El poder de las historias

Según cálculos del Observatorio Venezolano de la Violencia, entre 1999 y 2013 han muerto de forma violenta más de 200.000 personas en nuestro país. Otros números, esta vez aportados por la Oficina de Naciones Unidas contra la Droga y el Delito señalan que, según estadísticas manejadas hasta 2012, no sólo Venezuela es el segundo país con más homicidios en el mundo, con una tasa de 53.7 por cada cien mil habitantes, sino que además es el único país de la región que ha aumentado esa tasa de forma consistente desde 1995 a nuestros días. Todo eso, en un contexto de altísima impunidad, estimada en 91% por Roberto Briceño León, director del OVV. Es decir, que de cada cien asesinados, sólo se hace justicia en 9 casos.

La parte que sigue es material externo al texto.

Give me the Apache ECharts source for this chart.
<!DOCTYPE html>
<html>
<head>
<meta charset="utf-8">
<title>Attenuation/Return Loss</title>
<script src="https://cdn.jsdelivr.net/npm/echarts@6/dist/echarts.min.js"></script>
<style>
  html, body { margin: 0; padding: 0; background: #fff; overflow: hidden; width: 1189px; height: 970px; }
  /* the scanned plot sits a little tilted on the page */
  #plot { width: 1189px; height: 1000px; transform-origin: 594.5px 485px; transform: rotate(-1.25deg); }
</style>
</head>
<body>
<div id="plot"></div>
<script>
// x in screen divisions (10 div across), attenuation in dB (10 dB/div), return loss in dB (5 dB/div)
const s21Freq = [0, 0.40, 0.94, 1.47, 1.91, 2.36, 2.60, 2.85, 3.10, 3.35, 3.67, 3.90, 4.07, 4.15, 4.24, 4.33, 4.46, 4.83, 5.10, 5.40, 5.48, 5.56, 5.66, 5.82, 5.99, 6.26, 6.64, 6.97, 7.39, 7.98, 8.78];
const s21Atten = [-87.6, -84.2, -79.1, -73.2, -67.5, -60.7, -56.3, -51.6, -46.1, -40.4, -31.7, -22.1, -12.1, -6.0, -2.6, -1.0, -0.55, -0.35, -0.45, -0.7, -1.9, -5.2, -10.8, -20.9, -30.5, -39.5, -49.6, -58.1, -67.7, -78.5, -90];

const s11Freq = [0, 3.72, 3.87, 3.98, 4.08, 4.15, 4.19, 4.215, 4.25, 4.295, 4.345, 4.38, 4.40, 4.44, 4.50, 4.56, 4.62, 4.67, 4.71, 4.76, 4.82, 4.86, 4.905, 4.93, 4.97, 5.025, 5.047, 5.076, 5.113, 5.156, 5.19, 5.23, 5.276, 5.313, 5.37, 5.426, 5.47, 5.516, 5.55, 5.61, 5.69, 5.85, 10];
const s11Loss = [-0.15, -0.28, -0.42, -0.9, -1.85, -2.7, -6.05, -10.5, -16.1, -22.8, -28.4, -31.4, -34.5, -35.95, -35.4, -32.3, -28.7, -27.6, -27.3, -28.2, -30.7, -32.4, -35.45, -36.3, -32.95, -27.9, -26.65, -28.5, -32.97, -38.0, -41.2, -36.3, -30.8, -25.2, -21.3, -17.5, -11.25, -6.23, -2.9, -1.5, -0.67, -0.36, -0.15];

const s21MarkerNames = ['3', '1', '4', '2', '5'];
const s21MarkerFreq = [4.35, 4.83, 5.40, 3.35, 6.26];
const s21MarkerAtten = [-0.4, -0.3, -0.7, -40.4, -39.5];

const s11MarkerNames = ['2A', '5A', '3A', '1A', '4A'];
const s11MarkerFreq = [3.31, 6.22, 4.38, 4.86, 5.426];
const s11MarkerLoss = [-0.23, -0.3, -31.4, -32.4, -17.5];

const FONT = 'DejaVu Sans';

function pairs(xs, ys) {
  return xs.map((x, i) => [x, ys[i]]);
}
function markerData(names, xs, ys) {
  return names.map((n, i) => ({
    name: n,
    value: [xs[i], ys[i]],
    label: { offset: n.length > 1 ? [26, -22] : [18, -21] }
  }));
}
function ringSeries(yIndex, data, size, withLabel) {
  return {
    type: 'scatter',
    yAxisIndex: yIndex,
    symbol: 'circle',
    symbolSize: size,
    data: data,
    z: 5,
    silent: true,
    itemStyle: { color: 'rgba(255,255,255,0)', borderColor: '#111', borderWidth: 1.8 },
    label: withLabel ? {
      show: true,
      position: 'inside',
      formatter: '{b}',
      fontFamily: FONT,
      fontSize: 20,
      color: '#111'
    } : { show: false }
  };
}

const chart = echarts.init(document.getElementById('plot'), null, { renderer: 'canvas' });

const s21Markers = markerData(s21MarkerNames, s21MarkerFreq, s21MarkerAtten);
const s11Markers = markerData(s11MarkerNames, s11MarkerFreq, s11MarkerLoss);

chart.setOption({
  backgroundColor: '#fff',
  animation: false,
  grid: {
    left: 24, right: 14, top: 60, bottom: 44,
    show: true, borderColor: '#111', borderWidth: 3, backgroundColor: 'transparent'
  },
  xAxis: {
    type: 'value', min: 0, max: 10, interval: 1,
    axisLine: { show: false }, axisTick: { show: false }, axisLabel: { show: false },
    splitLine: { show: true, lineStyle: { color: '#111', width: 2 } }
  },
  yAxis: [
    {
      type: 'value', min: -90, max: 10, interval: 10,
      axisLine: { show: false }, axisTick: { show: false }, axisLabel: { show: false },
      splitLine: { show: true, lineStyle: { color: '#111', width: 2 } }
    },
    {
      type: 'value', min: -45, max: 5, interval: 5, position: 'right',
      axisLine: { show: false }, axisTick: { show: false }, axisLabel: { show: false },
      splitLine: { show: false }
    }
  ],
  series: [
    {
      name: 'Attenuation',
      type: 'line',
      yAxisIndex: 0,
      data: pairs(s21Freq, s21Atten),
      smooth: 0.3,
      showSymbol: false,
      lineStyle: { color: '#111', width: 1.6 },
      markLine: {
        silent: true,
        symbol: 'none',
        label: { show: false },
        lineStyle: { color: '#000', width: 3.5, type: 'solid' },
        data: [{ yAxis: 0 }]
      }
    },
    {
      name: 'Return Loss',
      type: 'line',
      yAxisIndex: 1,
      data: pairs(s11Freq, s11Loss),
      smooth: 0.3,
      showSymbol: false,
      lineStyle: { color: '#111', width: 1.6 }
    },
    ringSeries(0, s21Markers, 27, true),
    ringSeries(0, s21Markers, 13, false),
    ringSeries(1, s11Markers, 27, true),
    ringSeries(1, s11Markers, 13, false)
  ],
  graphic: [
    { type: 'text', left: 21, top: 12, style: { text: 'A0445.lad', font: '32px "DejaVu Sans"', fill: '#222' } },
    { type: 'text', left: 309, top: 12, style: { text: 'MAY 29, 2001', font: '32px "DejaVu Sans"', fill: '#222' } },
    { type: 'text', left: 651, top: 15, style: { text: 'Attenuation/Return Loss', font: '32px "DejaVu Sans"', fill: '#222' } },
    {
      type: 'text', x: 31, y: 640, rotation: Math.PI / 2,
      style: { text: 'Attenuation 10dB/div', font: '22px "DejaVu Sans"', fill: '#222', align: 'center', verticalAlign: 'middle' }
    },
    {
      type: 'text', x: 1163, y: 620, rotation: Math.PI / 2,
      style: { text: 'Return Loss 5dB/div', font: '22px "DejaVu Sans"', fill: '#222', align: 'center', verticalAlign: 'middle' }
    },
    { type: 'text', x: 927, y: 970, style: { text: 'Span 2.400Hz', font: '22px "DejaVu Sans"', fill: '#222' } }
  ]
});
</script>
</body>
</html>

Estas cifras, con todo y lo espeluznante de su dimensión, son sólo eso: cifras. Números, abstracciones que, dada su magnitud, erosionan, junto a la capacidad de asombro, la empatía hacia el dolor ajeno, sumiendo a la gente en una especie de angustia paralizante que no tiene forma concreta, que deja en el individuo la certeza de que la vida no vale nada.

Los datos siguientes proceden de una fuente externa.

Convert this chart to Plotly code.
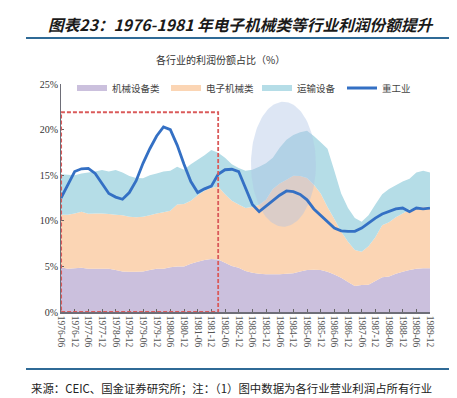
import plotly.graph_objects as go
import numpy as np

# quarterly categories 1976-06 .. 1989-12
categories = []
for y in range(1976, 1990):
    for m in ["03", "06", "09", "12"]:
        if y == 1976 and m == "03":
            continue
        categories.append(f"{y}-{m}")

tick_labels = [c for c in categories if c.endswith("-06") or c.endswith("-12")]

machinery = [4.9, 4.75, 4.8, 4.85, 4.75, 4.75, 4.75, 4.75, 4.6, 4.45,
             4.4, 4.4, 4.45, 4.6, 4.75, 4.75, 4.9, 5.0, 5.0, 5.3,
             5.5, 5.7, 5.8, 5.75, 5.4, 5.05, 4.85, 4.5, 4.3, 4.2,
             4.15, 4.15, 4.15, 4.2, 4.25, 4.45, 4.6, 4.63, 4.6, 4.4,
             4.1, 3.75, 3.3, 2.85, 2.95, 3.0, 3.4, 3.8, 3.9, 4.2,
             4.4, 4.6, 4.75, 4.8, 4.8]

electronics = [5.75, 5.9, 6.0, 6.15, 6.01, 6.05, 6.05, 6.0, 6.05, 6.15,
               6.05, 6.0, 6.0, 6.0, 6.05, 6.2, 6.2, 6.8, 6.85, 6.9,
               7.3, 7.6, 7.8, 8.0, 7.5, 7.15, 6.95, 6.9, 7.2, 7.55,
               8.15, 9.35, 9.95, 10.3, 10.7, 10.45, 10.1, 9.32, 8.4, 7.1,
               6.1, 5.05, 4.4, 3.95, 3.65, 4.2, 4.8, 5.7, 5.95, 6.2,
               6.4, 6.6, 6.65, 6.7, 6.75]

transport = [4.45, 4.4, 4.2, 4.2, 4.54, 4.6, 4.77, 4.65, 4.92, 4.7,
             4.45, 4.3, 4.21, 4.4, 4.4, 4.45, 4.4, 4.14, 3.75, 4.0,
             3.9, 3.9, 4.16, 3.7, 4.0, 4.0, 4.0, 4.1, 4.1, 4.19,
             4.0, 3.4, 3.9, 4.4, 4.45, 4.8, 5.18, 5.35, 5.6, 6.4,
             5.3, 4.2, 3.7, 3.5, 3.3, 3.4, 3.6, 3.4, 3.65, 3.5,
             3.5, 3.4, 3.9, 4.0, 3.75]

heavy = [12.5, 14.0, 15.4, 15.7, 15.75, 15.2, 14.1, 13.0, 12.6, 12.36,
         13.1, 14.4, 16.3, 17.9, 19.3, 20.3, 20.0, 18.3, 16.2, 14.3,
         13.1, 13.5, 13.8, 15.1, 15.6, 15.65, 15.4, 13.5, 11.8, 11.0,
         11.6, 12.2, 12.8, 13.27, 13.2, 12.9, 12.3, 11.3, 10.6, 9.8,
         9.2, 8.9, 8.83, 8.85, 9.2, 9.74, 10.3, 10.75, 11.05, 11.3,
         11.4, 11.0, 11.4, 11.3, 11.38]

x_idx = list(range(len(categories)))
tick_idx = [categories.index(t) for t in tick_labels]

# plot-area pixel geometry
W, H = 457, 398
L, R, T, B = 53, 35, 76, 94
pw, ph = W - L - R, H - T - B

def px(xp):
    return (xp - L) / pw

def py(yp):
    return (H - B - yp) / ph

fig = go.Figure()
fig.add_trace(go.Scatter(x=x_idx, y=machinery, name="机械设备类", stackgroup="one",
                         mode="none", fillcolor="#CBC0DD", legendwidth=49))
fig.add_trace(go.Scatter(x=x_idx, y=electronics, name="电子机械类", stackgroup="one",
                         mode="none", fillcolor="#FBD5B4", legendwidth=46))
fig.add_trace(go.Scatter(x=x_idx, y=transport, name="运输设备", stackgroup="one",
                         mode="none", fillcolor="#B5DDE7", legendwidth=40))

# highlight ellipse (decoration) between areas and line
cx, cy, rx, ry = 32.55, 16.2, 4.75, 6.85
t = np.linspace(0, 2 * np.pi, 121)
fig.add_trace(go.Scatter(x=cx + rx * np.cos(t), y=cy + ry * np.sin(t), mode="lines",
                         line=dict(width=0), fill="toself",
                         fillcolor="rgba(175,195,228,0.42)", showlegend=False,
                         hoverinfo="skip"))

fig.add_trace(go.Scatter(x=x_idx, y=heavy, name="重工业", mode="lines",
                         line=dict(color="#3470C4", width=2.8)))

shapes = [
    dict(type="rect", xref="x", yref="y", x0=0.02, x1=23.0, y0=0, y1=21.9,
         line=dict(color="#DA5A5A", width=1.8, dash="4px,2px"), layer="above"),
    dict(type="line", xref="paper", yref="paper", x0=px(18), x1=px(457),
         y0=py(30), y1=py(30), line=dict(color="#2F6A96", width=2)),
    dict(type="line", xref="paper", yref="paper", x0=px(18), x1=px(457),
         y0=py(361), y1=py(361), line=dict(color="#2F6A96", width=2)),
]

annotations = [
    dict(text="<b><i>图表23：1976-1981 年电子机械类等行业利润份额提升</i></b>",
         xref="paper", yref="paper", x=px(233), y=py(16.5), xanchor="center",
         yanchor="middle", showarrow=False,
         font=dict(family="Noto Sans CJK SC", size=15.7, color="#1a1a1a")),
    dict(text="各行业的利润份额占比（%）", xref="paper", yref="paper",
         x=px(212), y=py(52), xanchor="center", yanchor="middle", showarrow=False,
         font=dict(family="Noto Sans CJK SC", size=10, color="#333333")),
    dict(text="来源：CEIC、国金证券研究所；注：（1）图中数据为各行业营业利润占所有行业",
         xref="paper", yref="paper", x=px(21), y=py(380), xanchor="left",
         yanchor="middle", showarrow=False,
         font=dict(family="Noto Sans CJK SC", size=11.4, color="#222222")),
]

fig.update_layout(
    width=W, height=H,
    margin=dict(l=L, r=R, t=T, b=B, pad=0),
    paper_bgcolor="white", plot_bgcolor="white",
    showlegend=True,
    legend=dict(orientation="h", x=px(64), y=py(80), xanchor="left", yanchor="middle",
                font=dict(family="Noto Sans CJK SC", size=9.5, color="#444444"),
                bgcolor="rgba(0,0,0,0)", traceorder="normal", itemwidth=30,
                tracegroupgap=0),
    shapes=shapes,
    annotations=annotations,
    xaxis=dict(range=[0, len(categories) - 1], tickmode="array", tickvals=tick_idx,
               ticktext=tick_labels, tickangle=90, ticks="inside", ticklen=3,
               tickcolor="#666666", showline=True, linecolor="#6E6E78", linewidth=1.5,
               showgrid=False, zeroline=False,
               tickfont=dict(family="Liberation Serif", size=9.5, color="#555555")),
    yaxis=dict(range=[0, 25], tickvals=[0, 5, 10, 15, 20, 25],
               ticktext=["0%", "5%", "10%", "15%", "20%", "25%"],
               ticks="inside", ticklen=3, tickcolor="#666666", showline=True,
               linecolor="#6E6E78", linewidth=1, showgrid=False, zeroline=False,
               tickfont=dict(family="Liberation Serif", size=10, color="#333333")),
)

fig.write_html("out.html")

Y de que no hay nada que hacer ante esa realidad.

 

Esto genera un círculo vicioso, por supuesto. Cada vez menos empatía, cada vez más inacción, cada vez más violencia, cada vez más desesperanza, cada vez menos posibilidad de hacer algo.

Para no dejarse vencer por la apatía, Mafe Pérez y Carolina González López, dos caraqueñas que no llegaban a los 30 años, decidieron contribuir a esa tarea de ponerle rostro al dolor, para no permitir que se quedara en números cuyo incremento termina siendo inversamente proporcional a la capacidad de indignación. Fue así como, en 2011, crearon el Proyecto Esperanza: una campaña basada en gigantografías con retratos de madres venezolanas que habían perdido hijos en hechos violentos.

Allí, en esos rostros, en esas miradas, en esas características fenotípicas, estaba la clave de la compasión: ver al individuo, y no al número, para provocar esa humana operación de ponerse en su lugar. Sentir esa tragedia como propia, así sea por un instante. Ese instante que nos hermana, que nos hace entender que estamos hechos de la misma materia de ese desconocido, que deja de ser anónimo cuando pasa a ser individuo.

Es la eterna lucha del hombre contra el olvido.

Eso que hicieron Mafe y Carolina junto a un numeroso equipo de voluntarios es, precisamente, lo que se propone la literatura. Individualizar la vida. Poner el foco en las personas, no en los números, para que no olvidemos que cuanto ocurre a un solo hombre ocurre, de alguna manera, a todos los hombres.

Esa es la fuerza de las historias: acercarnos a la vida del otro. Así haya miles, millones de otros como ese, cada historia cuenta la vida de una persona. Y a esa persona la acompañamos en su tránsito y en sus vicisitudes. Nunca olvidamos su condición de individuo. Es decir, su dignidad humana.

Es por eso que la crónica tiene tanta fuerza en nuestros países. La  crónica no se propone un estudio sociológico de la situación de las naciones, ni indagar sistemáticamente en las causas de nuestras taras sociales, ni ofrece soluciones a los problemas económicos ni a ese mal endémico llamado corrupción. Se propone algo más modesto y, a la vez, más poderoso: poner la vista sobre la condición humana, sobre la vida de un individuo, que es una forma de poner la vista sobre la vida del ser humano. Sus pequeñas victorias, sus dificultades cotidianas, sus asuntos vitales, sus creencias y sus valores, reveladas en un universo en el que nos sumergimos durante la lectura.

Y, con suerte, aún después de terminar de leer.

Para todo aquel que piensa que las historias (el cine, la literatura) no producen soluciones, yo suelo responder que su función se limita a recordarnos que todo cuanto le pasa a un hombre le pasa al Hombre. Que es como decir que todo cuanto ocurre a un ser humano nos ocurre de alguna manera a todos los seres humanos.

Y eso, por obvio que parezca, se suele olvidar con tanta frecuencia.